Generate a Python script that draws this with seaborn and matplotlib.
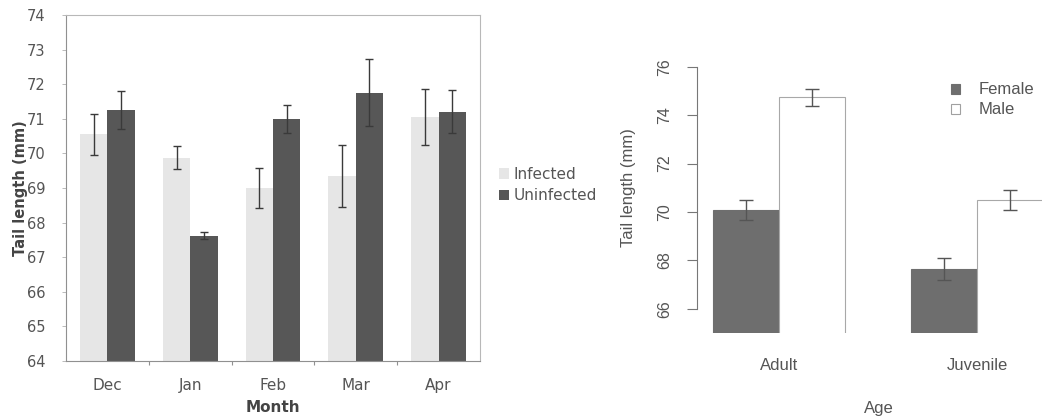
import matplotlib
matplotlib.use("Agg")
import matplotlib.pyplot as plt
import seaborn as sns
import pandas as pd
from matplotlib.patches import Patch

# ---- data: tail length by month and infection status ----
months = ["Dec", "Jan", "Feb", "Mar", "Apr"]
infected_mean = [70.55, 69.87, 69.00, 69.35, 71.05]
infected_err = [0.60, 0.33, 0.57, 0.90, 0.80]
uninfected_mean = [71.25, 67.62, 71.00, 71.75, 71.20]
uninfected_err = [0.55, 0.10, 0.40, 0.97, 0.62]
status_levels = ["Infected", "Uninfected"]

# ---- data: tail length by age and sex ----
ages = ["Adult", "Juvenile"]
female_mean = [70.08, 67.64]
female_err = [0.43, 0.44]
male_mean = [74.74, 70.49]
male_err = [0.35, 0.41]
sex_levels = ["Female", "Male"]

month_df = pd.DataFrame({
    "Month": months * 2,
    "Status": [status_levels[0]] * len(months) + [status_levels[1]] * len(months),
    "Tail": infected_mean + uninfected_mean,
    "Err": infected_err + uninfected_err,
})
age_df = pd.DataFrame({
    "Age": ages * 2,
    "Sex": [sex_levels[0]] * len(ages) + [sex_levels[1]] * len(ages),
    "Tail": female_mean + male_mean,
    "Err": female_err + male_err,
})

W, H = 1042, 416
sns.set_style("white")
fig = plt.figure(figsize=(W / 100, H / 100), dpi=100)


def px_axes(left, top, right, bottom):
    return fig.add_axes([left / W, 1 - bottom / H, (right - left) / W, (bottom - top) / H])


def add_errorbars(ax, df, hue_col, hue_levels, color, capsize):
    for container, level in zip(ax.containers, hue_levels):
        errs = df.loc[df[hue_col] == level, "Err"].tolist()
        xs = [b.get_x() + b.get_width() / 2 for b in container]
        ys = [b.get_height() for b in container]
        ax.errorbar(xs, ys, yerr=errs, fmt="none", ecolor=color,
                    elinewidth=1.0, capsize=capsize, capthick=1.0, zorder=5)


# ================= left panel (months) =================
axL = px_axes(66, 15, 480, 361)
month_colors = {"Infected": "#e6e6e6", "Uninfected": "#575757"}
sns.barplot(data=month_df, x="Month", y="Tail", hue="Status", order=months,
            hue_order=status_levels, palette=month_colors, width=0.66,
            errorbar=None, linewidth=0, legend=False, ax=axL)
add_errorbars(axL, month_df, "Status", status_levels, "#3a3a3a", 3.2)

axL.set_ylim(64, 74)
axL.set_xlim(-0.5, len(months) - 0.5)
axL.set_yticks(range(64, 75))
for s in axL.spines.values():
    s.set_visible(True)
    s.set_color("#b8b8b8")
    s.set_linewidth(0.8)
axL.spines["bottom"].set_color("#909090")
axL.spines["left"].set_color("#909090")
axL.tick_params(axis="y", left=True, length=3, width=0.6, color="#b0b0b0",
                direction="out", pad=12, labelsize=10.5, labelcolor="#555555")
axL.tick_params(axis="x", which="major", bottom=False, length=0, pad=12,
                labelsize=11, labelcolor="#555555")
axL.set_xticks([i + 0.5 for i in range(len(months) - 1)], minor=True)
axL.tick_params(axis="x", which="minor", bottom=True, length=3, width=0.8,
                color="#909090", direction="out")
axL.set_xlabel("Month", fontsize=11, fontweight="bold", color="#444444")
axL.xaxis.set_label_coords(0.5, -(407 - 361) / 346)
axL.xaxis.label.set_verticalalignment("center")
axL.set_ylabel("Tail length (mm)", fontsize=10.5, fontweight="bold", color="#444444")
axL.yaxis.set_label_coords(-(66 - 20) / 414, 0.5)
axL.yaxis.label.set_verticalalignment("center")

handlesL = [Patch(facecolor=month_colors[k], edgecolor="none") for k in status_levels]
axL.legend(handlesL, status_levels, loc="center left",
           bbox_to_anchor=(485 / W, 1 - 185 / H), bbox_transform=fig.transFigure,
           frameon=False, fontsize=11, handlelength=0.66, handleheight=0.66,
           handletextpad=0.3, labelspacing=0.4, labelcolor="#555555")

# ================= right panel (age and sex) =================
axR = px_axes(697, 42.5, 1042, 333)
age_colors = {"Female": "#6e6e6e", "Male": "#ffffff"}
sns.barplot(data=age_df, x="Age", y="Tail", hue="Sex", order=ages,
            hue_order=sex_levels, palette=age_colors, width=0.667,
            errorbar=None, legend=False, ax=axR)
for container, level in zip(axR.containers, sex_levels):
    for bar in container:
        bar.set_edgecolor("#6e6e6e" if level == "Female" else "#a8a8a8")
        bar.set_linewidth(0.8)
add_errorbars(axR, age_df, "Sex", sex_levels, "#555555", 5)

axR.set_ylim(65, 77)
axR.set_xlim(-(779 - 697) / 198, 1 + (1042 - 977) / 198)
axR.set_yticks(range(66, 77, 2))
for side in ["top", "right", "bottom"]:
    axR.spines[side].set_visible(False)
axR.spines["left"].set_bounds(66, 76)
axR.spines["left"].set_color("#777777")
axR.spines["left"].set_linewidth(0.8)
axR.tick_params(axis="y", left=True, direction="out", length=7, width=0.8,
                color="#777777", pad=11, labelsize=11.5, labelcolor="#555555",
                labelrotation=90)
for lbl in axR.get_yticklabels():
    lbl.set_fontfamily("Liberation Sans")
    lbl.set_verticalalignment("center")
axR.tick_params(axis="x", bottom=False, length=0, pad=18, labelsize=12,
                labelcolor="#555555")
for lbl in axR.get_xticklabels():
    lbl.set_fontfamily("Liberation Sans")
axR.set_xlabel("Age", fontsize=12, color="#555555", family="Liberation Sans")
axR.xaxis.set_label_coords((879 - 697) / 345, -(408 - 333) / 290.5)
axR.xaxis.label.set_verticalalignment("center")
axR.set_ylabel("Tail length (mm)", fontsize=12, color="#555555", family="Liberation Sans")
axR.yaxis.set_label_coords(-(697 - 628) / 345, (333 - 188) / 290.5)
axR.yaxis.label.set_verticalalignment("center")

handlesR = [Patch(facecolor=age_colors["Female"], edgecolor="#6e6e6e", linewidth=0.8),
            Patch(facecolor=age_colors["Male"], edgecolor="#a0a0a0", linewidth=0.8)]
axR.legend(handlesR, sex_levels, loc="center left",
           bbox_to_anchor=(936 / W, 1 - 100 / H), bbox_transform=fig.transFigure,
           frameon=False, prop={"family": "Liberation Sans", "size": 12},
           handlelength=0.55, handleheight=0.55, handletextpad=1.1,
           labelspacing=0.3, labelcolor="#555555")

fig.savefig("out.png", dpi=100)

▬▬▬▬▬▬▬▬▬▬

> TASK
Repeat the lines above, starting at the first and stopping after the line that holds "from matplotlib.patches import Patch", with the pictures left out.

> WRITTEN SOLUTION
Generate a Python script that draws this with seaborn and matplotlib.
import matplotlib
matplotlib.use("Agg")
import matplotlib.pyplot as plt
import seaborn as sns
import pandas as pd
from matplotlib.patches import Patch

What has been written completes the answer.